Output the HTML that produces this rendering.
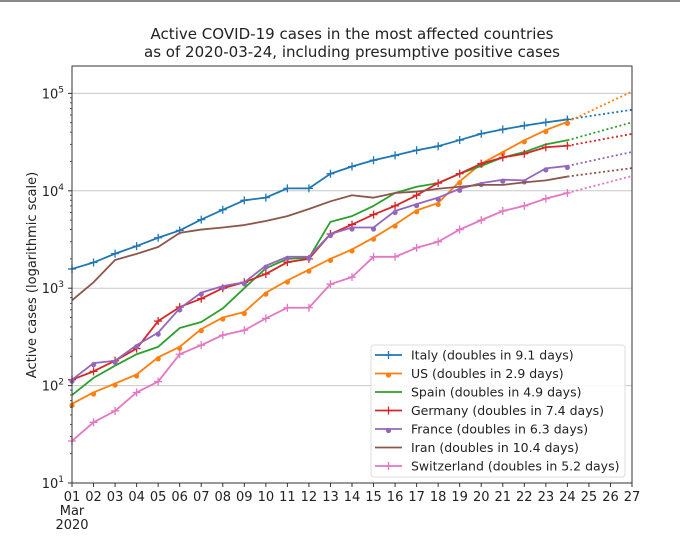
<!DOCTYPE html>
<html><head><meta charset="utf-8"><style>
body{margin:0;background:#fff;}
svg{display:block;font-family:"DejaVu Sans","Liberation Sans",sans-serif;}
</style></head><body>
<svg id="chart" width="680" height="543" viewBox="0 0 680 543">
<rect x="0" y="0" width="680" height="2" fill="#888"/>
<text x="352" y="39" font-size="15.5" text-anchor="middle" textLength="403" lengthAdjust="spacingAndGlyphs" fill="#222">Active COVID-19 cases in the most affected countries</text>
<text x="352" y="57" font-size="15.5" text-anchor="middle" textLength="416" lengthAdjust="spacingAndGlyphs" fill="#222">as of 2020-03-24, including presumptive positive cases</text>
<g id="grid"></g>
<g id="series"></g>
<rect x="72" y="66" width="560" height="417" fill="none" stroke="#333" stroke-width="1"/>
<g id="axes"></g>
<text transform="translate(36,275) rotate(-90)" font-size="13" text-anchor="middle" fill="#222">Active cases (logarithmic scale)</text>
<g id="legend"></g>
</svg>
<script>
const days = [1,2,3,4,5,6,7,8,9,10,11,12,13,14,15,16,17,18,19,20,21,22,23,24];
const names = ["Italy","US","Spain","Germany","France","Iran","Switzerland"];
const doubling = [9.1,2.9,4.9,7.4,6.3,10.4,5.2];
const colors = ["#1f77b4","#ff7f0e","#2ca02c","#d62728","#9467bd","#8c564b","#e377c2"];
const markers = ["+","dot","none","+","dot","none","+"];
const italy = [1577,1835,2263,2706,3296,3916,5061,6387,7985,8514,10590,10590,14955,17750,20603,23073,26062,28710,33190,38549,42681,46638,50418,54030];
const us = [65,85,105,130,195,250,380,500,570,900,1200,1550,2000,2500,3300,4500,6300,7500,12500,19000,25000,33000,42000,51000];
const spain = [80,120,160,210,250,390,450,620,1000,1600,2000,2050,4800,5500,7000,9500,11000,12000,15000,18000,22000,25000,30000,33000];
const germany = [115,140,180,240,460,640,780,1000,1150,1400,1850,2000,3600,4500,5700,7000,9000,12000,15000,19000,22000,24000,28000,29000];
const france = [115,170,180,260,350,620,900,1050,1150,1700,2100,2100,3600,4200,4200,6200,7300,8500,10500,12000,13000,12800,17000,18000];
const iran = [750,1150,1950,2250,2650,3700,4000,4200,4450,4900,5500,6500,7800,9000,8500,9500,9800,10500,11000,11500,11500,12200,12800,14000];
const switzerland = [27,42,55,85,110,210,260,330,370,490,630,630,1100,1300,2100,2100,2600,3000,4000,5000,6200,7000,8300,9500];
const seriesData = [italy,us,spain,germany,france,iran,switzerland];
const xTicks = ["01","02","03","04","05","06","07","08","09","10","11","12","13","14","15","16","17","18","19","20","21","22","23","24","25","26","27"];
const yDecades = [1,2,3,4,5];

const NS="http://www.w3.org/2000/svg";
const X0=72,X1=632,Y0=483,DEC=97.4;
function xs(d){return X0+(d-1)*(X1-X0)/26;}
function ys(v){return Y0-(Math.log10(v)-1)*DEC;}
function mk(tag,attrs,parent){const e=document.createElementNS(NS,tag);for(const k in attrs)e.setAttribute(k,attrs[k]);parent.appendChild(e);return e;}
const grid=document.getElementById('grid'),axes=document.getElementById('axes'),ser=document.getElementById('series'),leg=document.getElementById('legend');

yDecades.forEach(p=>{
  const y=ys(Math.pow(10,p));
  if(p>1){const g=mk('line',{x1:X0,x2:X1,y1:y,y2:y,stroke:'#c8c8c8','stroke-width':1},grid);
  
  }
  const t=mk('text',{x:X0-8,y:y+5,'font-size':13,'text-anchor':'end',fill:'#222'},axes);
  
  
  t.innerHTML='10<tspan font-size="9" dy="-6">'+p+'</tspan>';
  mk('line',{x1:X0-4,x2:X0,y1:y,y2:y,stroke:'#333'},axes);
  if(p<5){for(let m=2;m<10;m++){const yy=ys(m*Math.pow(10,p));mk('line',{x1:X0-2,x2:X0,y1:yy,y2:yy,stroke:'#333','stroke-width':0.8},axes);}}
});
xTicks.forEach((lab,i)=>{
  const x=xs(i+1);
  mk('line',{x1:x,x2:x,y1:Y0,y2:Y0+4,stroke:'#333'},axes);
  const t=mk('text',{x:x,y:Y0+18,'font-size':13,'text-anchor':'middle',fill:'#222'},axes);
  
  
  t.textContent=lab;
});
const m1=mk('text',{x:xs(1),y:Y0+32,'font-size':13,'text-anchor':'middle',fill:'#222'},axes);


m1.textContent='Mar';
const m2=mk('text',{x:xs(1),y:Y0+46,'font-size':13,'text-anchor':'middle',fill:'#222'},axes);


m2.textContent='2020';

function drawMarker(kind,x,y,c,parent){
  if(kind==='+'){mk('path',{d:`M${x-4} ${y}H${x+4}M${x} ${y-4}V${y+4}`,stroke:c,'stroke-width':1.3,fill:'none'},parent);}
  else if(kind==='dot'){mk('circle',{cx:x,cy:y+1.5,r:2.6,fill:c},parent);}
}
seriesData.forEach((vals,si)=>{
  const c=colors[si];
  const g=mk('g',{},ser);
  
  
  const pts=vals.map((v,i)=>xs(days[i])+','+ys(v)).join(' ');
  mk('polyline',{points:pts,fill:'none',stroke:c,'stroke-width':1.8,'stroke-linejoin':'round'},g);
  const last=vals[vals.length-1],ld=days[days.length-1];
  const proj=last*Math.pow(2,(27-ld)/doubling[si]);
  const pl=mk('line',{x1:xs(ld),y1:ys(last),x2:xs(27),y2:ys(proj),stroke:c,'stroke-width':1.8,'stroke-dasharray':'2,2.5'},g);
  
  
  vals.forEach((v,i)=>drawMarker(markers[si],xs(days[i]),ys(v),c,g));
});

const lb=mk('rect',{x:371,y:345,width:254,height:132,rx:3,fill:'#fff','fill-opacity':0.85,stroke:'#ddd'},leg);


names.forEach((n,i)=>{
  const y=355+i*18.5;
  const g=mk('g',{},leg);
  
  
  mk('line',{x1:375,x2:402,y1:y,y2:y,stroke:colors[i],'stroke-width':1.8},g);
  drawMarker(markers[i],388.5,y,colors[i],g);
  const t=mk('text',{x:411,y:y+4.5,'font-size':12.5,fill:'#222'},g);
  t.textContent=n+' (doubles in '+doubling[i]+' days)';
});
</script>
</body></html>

· · ·

*What needs to be done*
Copy out the data above exactly, except the pictures.

*Output for this exercise*
Output the HTML that produces this rendering.
<!DOCTYPE html>
<html><head><meta charset="utf-8"><style>
body{margin:0;background:#fff;}
svg{display:block;font-family:"DejaVu Sans","Liberation Sans",sans-serif;}
</style></head><body>
<svg id="chart" width="680" height="543" viewBox="0 0 680 543">
<rect x="0" y="0" width="680" height="2" fill="#888"/>
<text x="352" y="39" font-size="15.5" text-anchor="middle" textLength="403" lengthAdjust="spacingAndGlyphs" fill="#222">Active COVID-19 cases in the most affected countries</text>
<text x="352" y="57" font-size="15.5" text-anchor="middle" textLength="416" lengthAdjust="spacingAndGlyphs" fill="#222">as of 2020-03-24, including presumptive positive cases</text>
<g id="grid"></g>
<g id="series"></g>
<rect x="72" y="66" width="560" height="417" fill="none" stroke="#333" stroke-width="1"/>
<g id="axes"></g>
<text transform="translate(36,275) rotate(-90)" font-size="13" text-anchor="middle" fill="#222">Active cases (logarithmic scale)</text>
<g id="legend"></g>
</svg>
<script>
const days = [1,2,3,4,5,6,7,8,9,10,11,12,13,14,15,16,17,18,19,20,21,22,23,24];
const names = ["Italy","US","Spain","Germany","France","Iran","Switzerland"];
const doubling = [9.1,2.9,4.9,7.4,6.3,10.4,5.2];
const colors = ["#1f77b4","#ff7f0e","#2ca02c","#d62728","#9467bd","#8c564b","#e377c2"];
const markers = ["+","dot","none","+","dot","none","+"];
const italy = [1577,1835,2263,2706,3296,3916,5061,6387,7985,8514,10590,10590,14955,17750,20603,23073,26062,28710,33190,38549,42681,46638,50418,54030];
const us = [65,85,105,130,195,250,380,500,570,900,1200,1550,2000,2500,3300,4500,6300,7500,12500,19000,25000,33000,42000,51000];
const spain = [80,120,160,210,250,390,450,620,1000,1600,2000,2050,4800,5500,7000,9500,11000,12000,15000,18000,22000,25000,30000,33000];
const germany = [115,140,180,240,460,640,780,1000,1150,1400,1850,2000,3600,4500,5700,7000,9000,12000,15000,19000,22000,24000,28000,29000];
const france = [115,170,180,260,350,620,900,1050,1150,1700,2100,2100,3600,4200,4200,6200,7300,8500,10500,12000,13000,12800,17000,18000];
const iran = [750,1150,1950,2250,2650,3700,4000,4200,4450,4900,5500,6500,7800,9000,8500,9500,9800,10500,11000,11500,11500,12200,12800,14000];
const switzerland = [27,42,55,85,110,210,260,330,370,490,630,630,1100,1300,2100,2100,2600,3000,4000,5000,6200,7000,8300,9500];
const seriesData = [italy,us,spain,germany,france,iran,switzerland];
const xTicks = ["01","02","03","04","05","06","07","08","09","10","11","12","13","14","15","16","17","18","19","20","21","22","23","24","25","26","27"];
const yDecades = [1,2,3,4,5];

const NS="http://www.w3.org/2000/svg";
const X0=72,X1=632,Y0=483,DEC=97.4;
function xs(d){return X0+(d-1)*(X1-X0)/26;}
function ys(v){return Y0-(Math.log10(v)-1)*DEC;}
function mk(tag,attrs,parent){const e=document.createElementNS(NS,tag);for(const k in attrs)e.setAttribute(k,attrs[k]);parent.appendChild(e);return e;}
const grid=document.getElementById('grid'),axes=document.getElementById('axes'),ser=document.getElementById('series'),leg=document.getElementById('legend');

yDecades.forEach(p=>{
  const y=ys(Math.pow(10,p));
  if(p>1){const g=mk('line',{x1:X0,x2:X1,y1:y,y2:y,stroke:'#c8c8c8','stroke-width':1},grid);
  
  }
  const t=mk('text',{x:X0-8,y:y+5,'font-size':13,'text-anchor':'end',fill:'#222'},axes);
  
  
  t.innerHTML='10<tspan font-size="9" dy="-6">'+p+'</tspan>';
  mk('line',{x1:X0-4,x2:X0,y1:y,y2:y,stroke:'#333'},axes);
  if(p<5){for(let m=2;m<10;m++){const yy=ys(m*Math.pow(10,p));mk('line',{x1:X0-2,x2:X0,y1:yy,y2:yy,stroke:'#333','stroke-width':0.8},axes);}}
});
xTicks.forEach((lab,i)=>{
  const x=xs(i+1);
  mk('line',{x1:x,x2:x,y1:Y0,y2:Y0+4,stroke:'#333'},axes);
  const t=mk('text',{x:x,y:Y0+18,'font-size':13,'text-anchor':'middle',fill:'#222'},axes);
  
  
  t.textContent=lab;
});
const m1=mk('text',{x:xs(1),y:Y0+32,'font-size':13,'text-anchor':'middle',fill:'#222'},axes);


m1.textContent='Mar';
const m2=mk('text',{x:xs(1),y:Y0+46,'font-size':13,'text-anchor':'middle',fill:'#222'},axes);


m2.textContent='2020';

function drawMarker(kind,x,y,c,parent){
  if(kind==='+'){mk('path',{d:`M${x-4} ${y}H${x+4}M${x} ${y-4}V${y+4}`,stroke:c,'stroke-width':1.3,fill:'none'},parent);}
  else if(kind==='dot'){mk('circle',{cx:x,cy:y+1.5,r:2.6,fill:c},parent);}
}
seriesData.forEach((vals,si)=>{
  const c=colors[si];
  const g=mk('g',{},ser);
  
  
  const pts=vals.map((v,i)=>xs(days[i])+','+ys(v)).join(' ');
  mk('polyline',{points:pts,fill:'none',stroke:c,'stroke-width':1.8,'stroke-linejoin':'round'},g);
  const last=vals[vals.length-1],ld=days[days.length-1];
  const proj=last*Math.pow(2,(27-ld)/doubling[si]);
  const pl=mk('line',{x1:xs(ld),y1:ys(last),x2:xs(27),y2:ys(proj),stroke:c,'stroke-width':1.8,'stroke-dasharray':'2,2.5'},g);
  
  
  vals.forEach((v,i)=>drawMarker(markers[si],xs(days[i]),ys(v),c,g));
});

const lb=mk('rect',{x:371,y:345,width:254,height:132,rx:3,fill:'#fff','fill-opacity':0.85,stroke:'#ddd'},leg);


names.forEach((n,i)=>{
  const y=355+i*18.5;
  const g=mk('g',{},leg);
  
  
  mk('line',{x1:375,x2:402,y1:y,y2:y,stroke:colors[i],'stroke-width':1.8},g);
  drawMarker(markers[i],388.5,y,colors[i],g);
  const t=mk('text',{x:411,y:y+4.5,'font-size':12.5,fill:'#222'},g);
  t.textContent=n+' (doubles in '+doubling[i]+' days)';
});
</script>
</body></html>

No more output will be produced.